Astrophotographer Andrew McCarthy has us falling in love with our galaxy once again thanks to his incredible composite photo of the recent lunar eclipse. As always, McCarthy's work invites curiosity and asks us to remember just how incredible our universe really is.
Lunar eclipses typically happen just once or twice a year. In 2022, we were lucky enough to see two lunar eclipses—one on May 15 and the other on November 8. The event occurs when the Moon moves into the Earth's shadow. In order for this to happen, the Sun, Earth, and Moon need to be perfectly or very closely aligned. Not only that, but the Earth needs to sit between the Sun and the Moon and it must be a Full Moon.

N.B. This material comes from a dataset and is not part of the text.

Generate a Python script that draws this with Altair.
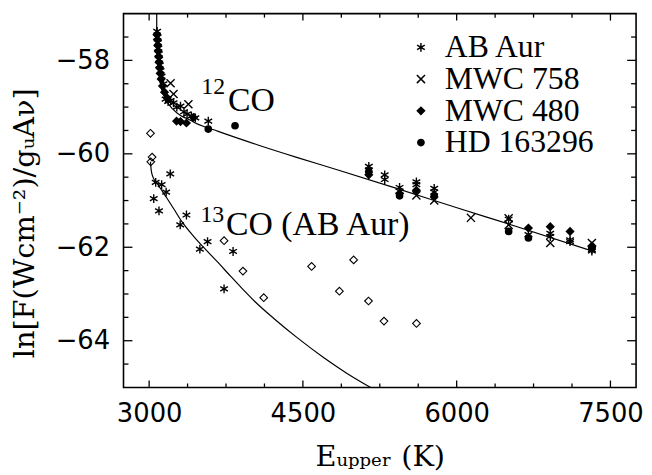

When everything comes together for a full lunar eclipse, it's magic. As McCarthy's composite image shows, the Moon turns a mottled red-orange when in complete totality. This is because the Moon relies on the reflection of the Sun's rays to shine. With those rays covered up, its characteristic glow is gone. In its place, we see the rusty-colored hue because of indirect sunlight.

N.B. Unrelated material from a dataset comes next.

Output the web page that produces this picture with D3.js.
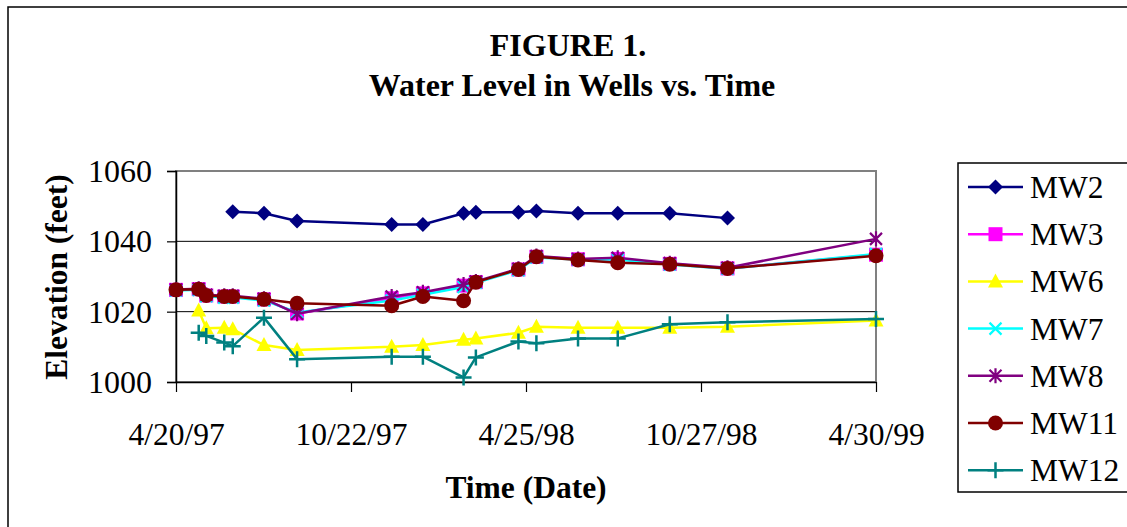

While the Earth completely blocks the Sun's rays from the Moon, there is still light that is coming through from behind Earth. This light gets bent and filtered through Earth's atmosphere so that only longer wavelengths of red and orange light reach the Moon. Thanks to a second photo McCarthy published during the lunar eclipse, which he called the most colorful one he's seen, we can really study the incredible effect this coloration has on our perception of the Moon.

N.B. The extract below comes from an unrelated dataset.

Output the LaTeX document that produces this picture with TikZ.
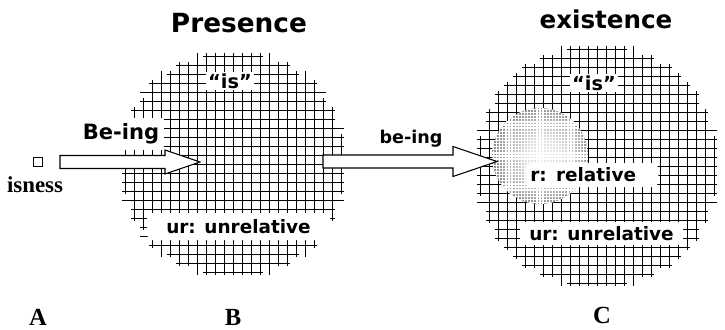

“Every lunar eclipse, I hang out with my camera and watch the event with binoculars,” he writes. “Usually the visual experience, while incredible, isn't very colorful. This is because [the] color on dim objects tend[s] to not be easy to discern visually due to [the] limits of our eyes. This eclipse was somehow the exception, burning with a deep red with more saturation visually than past events. Those colors came through as an explosion of color on camera, which developed into this vivid image you see here.”